What springs to mind when you think of Northland? A long drive along miles of sandy beach? Did you know there just as many kilometres to drive between Auckland and Cape Reinga as there is to get to Wellington, so you can be sure that Northland holds far more possibilities than you can imagine. There are undoubtedly endless sweeping bays lapping with azure water, but there are also amazing waterfalls, ancient forests, glow-worm caves and a desert to explore too. And if you travel outside of summer, you’ll definitely get to enjoy the best of both worlds - quieter roads and the endless warm weather the Far North is famous for.
Located at the very tip of the remote Karikari Penninsula, Matai Bay is a place that those in the know seem very reluctant to share, though a quick Google search of ‘best beaches in New Zealand’ finds Matai Bay regularly in the Top Ten, that's how I found it in the first place when researching where to go in Northland. Never before had we seen such a perfectly shaped bay and water so brilliantly blue and clear, and even in late April, the water was so deliciously inviting, that taking a dip at both sunset and sunrise was just too hard to resist.
It seems hardly possible that a place this peaceful could be found right in the heart of Northland’s biggest city. The short 20 minute loop track takes you down into a giant amphitheatre with the Falls taking centre stage from various vantage points. With a little more time on your hands you can also explore further into AH Reed Memorial park, taking the canopy walkway amongst 500 year old giant kauri trees.
This little rocky outcrop is only a short sharp 30 minute hike up through farmland from sea level with a fun scramble at the top climbing a steep section of rocks with chains to hold onto, but the 360 degree views over the Whangaroa Harbour are nothing short of breathtaking. Watching thunder clouds and rainbows closing in from all directions made for a quick turn around to get back to sea level before the heavens opened.

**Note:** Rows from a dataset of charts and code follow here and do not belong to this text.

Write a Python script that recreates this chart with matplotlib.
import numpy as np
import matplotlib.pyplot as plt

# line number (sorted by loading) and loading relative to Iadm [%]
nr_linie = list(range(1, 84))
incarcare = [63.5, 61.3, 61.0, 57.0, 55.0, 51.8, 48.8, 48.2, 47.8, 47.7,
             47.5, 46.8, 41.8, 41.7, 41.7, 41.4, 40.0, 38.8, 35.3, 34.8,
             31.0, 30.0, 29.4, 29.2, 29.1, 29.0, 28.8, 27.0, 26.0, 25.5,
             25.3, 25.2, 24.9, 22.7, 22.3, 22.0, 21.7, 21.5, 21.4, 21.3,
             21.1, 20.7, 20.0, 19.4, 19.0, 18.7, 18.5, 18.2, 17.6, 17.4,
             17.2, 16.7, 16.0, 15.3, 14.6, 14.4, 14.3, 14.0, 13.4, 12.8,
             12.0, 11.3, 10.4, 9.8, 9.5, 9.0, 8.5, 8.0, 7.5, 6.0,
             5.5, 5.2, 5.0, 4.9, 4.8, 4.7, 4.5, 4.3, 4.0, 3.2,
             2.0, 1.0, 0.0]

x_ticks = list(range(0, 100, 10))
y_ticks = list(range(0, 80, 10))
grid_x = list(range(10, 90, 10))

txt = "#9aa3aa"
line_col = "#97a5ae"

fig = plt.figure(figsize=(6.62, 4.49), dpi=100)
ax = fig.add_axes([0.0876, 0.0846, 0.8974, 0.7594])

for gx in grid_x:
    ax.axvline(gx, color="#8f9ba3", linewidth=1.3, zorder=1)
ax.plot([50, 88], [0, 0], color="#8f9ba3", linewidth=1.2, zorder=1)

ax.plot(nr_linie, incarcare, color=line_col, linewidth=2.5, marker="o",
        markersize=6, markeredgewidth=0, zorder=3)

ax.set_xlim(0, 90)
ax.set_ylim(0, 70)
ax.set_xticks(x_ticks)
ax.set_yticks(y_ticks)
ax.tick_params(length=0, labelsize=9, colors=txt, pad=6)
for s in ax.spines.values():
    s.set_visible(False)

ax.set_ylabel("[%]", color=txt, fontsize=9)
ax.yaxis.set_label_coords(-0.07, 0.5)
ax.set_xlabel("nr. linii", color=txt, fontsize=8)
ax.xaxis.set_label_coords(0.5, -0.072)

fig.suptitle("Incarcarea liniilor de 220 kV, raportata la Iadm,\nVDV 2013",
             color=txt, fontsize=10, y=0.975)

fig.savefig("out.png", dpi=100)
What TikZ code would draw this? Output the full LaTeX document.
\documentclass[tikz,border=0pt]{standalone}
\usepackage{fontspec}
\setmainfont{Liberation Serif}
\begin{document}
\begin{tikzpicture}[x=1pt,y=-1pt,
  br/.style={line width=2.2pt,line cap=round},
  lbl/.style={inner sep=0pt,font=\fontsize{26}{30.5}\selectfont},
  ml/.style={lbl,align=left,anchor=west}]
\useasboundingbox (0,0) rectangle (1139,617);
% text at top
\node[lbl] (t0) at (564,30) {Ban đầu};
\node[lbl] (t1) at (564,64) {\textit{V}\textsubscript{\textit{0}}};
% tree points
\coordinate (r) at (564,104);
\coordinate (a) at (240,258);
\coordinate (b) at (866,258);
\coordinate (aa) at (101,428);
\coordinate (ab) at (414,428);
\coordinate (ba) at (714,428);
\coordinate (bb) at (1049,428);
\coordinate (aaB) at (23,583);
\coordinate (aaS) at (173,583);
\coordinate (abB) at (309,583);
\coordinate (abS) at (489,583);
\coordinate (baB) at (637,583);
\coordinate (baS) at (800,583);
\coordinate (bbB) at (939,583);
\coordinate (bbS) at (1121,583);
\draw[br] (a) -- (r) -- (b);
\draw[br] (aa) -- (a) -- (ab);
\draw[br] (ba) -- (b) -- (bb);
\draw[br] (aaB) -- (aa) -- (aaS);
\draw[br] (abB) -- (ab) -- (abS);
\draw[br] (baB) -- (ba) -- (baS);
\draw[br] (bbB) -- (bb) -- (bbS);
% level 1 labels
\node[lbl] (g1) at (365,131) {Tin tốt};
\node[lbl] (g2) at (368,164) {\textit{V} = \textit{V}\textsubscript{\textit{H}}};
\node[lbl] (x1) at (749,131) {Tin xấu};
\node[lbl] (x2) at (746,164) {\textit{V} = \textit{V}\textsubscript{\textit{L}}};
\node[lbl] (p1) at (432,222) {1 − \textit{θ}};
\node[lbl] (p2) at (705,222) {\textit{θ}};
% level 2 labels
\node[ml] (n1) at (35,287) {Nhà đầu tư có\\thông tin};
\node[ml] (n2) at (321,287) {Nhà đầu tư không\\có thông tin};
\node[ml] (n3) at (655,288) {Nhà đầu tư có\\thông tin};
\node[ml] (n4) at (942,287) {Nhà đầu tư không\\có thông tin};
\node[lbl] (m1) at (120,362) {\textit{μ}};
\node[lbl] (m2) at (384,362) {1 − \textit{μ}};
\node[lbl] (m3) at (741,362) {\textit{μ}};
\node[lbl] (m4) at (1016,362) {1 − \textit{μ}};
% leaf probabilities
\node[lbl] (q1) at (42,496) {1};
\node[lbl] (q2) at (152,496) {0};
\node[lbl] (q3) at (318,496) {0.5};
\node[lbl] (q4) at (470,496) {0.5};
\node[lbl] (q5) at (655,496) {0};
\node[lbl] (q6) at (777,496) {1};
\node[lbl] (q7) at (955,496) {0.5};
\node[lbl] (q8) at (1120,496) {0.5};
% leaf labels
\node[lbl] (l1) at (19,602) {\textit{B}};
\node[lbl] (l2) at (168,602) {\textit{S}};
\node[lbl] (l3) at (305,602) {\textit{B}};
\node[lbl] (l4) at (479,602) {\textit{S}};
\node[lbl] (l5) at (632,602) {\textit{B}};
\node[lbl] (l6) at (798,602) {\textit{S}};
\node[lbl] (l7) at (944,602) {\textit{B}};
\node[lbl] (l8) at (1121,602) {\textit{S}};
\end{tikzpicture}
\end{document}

Most of us are blissfully unaware that New Zealand has its own desert, sure it’s not quite the Sahara but the sand dunes at Te Paki do stretch as far as the eye can see. This is quite possibly the most exhilarating and exhausting entertainment you’ll find in an afternoon, a combination of the adrenaline rush of zooming at breakneck speed down the dunes with a wearying calf-cramping climb back up the steep sand just to experience the thrill all over again.
Swimming in the warm sea up north is one thing, but jumping off a rock at Charlie's Rock waterfall will definitely make you feel like one of the locals. It's just a short hop up the road from the popular Rainbow Falls at Kerikeri, but further off the beaten track, which of course means less people around! It's a tranquil setting, and reminded me of an Australian landscape scene.
You've all heard of Waitomo Caves I'm sure - it is after all one of NZ's most popular tourist attractions with its amazing cave formations and incredible glow worms. But you may not have heard of the free glow-worm caves that you can visit in Waipu, just half an hour south of Whangarei. It's definitely worth taking a torch and waterproof shoes to explore to the end of the first cavern before the water starts getting deeper and the caving gets a bit more challenging. Stop and stand awhile and let your eyes adjust and gaze up into another world.
With an abundance of fresh fish to be found in many coastal NZ locations, it’s hard to make a name as one of NZ’s best fish-n-chip shops, but Mangonui has done just that and with good reason, their battered fish is just divine, crispy and not too oily and the chips the perfect mix of fluffy on the inside, crunchy on the outside. Eating fish n chips by the sea always adds to the flavour too!
With travel outside our local regions becoming a possibility again hopefully very soon after NZ's lockdown restrictions are lifted, make sure you add these hidden gems to your next road trip for some less touristy, off-the-beaten-track and hugely enjoyable Northland experiences.